Witold Piekarniak ze Związku Sadowników RP stwierdził, że bez pracowników z Ukrainy "rolnictwo by już dawno padło". Zaznaczył, że polski rząd musi się pochylić nad przepisami w sprawie zatrudniania osób z innych krajów, nie tylko z Ukrainy. Jak tłumaczył, status Ukraińców jest wyższy niż kilka lat temu i obywatele tego kraju pracują teraz w lepiej płatnych zawodach. Nadia Winiarska z Konfederacji Lewiatan zwróciła uwagę, że nie można obecnie mówić o pogarszaniu się sytuacji pracowników lokalnych ze względu na obecność cudzoziemców. Dodała, że "pełnią oni rolę komplementarną i uzupełniają lukę na polskim rynku pracy". W tym samym tonie wypowiedział się Szymon Witkowski z Pracodawców RP. Jak mówił, "kompletnym mitem" jest stwierdzenie, że cudzoziemcy zabierają Polakom pracę. Wyjaśnił, że pracodawcy płacą składki na Fundusz Pracy od każdej umowy oskładkowanej, również od cudzoziemca. Witkowski zaznaczył, że nie widzi sensu, żeby ograniczać cudzoziemcom dostęp do Funduszu Pracy, skoro sami się na niego składają.

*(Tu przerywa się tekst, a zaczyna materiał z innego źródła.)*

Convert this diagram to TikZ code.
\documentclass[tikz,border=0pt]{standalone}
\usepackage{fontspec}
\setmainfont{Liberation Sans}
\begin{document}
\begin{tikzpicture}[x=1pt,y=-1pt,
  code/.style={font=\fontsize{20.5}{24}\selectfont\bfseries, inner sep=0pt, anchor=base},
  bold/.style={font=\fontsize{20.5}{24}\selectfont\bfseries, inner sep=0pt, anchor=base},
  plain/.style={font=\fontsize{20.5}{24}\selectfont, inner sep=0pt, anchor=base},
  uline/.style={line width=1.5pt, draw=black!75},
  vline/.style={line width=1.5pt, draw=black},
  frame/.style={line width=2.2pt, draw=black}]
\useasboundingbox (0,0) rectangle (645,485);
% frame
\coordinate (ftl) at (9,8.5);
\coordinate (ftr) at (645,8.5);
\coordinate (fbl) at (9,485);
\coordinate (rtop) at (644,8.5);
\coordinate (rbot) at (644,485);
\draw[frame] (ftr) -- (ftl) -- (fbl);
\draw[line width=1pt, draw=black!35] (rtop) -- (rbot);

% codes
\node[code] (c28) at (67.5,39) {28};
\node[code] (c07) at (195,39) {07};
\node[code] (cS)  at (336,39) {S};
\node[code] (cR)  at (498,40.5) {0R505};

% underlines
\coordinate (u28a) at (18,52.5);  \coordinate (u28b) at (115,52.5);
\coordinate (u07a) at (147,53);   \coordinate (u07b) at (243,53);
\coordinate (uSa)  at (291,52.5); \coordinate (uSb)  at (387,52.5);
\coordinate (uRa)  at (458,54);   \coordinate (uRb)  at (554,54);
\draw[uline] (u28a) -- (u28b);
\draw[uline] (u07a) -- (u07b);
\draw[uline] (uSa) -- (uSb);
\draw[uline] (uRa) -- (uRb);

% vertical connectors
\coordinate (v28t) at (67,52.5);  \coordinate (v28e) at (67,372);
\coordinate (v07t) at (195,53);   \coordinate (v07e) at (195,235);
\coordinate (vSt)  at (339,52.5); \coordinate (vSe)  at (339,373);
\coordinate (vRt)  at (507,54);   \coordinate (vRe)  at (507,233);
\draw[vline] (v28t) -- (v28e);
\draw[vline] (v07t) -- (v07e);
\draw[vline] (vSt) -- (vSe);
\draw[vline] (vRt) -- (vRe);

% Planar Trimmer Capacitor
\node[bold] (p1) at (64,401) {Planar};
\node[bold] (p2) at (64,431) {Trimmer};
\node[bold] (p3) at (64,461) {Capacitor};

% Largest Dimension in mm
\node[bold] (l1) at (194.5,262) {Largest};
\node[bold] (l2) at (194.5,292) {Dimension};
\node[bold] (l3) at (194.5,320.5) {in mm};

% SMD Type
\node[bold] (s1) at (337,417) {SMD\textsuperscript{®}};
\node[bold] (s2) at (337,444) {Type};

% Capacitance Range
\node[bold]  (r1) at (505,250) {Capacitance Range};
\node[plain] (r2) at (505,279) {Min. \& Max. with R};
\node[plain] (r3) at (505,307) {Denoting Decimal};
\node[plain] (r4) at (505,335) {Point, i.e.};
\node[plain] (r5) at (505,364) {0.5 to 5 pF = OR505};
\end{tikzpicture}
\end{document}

Wyższe kary za nielegalne zatrudnianie cudzoziemców
Z kolei projekt ustawy o warunkach dopuszczalności powierzania pracy cudzoziemcom na terytorium RP zakłada m.in. zaostrzenie sankcji za nielegalne zatrudnianie cudzoziemców. Złamanie przepisów zagrożone ma być karą grzywny w wysokości od 3 do 50 tys. zł za każdy przypadek takiego zatrudnienia. Według proponowanych zmian, wojewoda będzie mógł odmawiać wydania zezwolenia na pracę pracodawcy, który np. "nie prowadzi działalności uzasadniającej powierzenie pracy cudzoziemcowi w danym okresie lub działa głównie w celu ułatwiania cudzoziemcom wjazdu na terytorium Polski". Poszczególne powiaty będą miały możliwość decydowania, w jakich branżach na terenie tego powiatu i w jakim okresie ograniczyć możliwość powierzania pracy cudzoziemcom. Wprowadzona zostanie też pełna elektronizacja dotycząca procedury wydawania zezwoleń na pracę cudzoziemców – począwszy od złożenia wniosku, aż po odbiór decyzji w tych sprawach.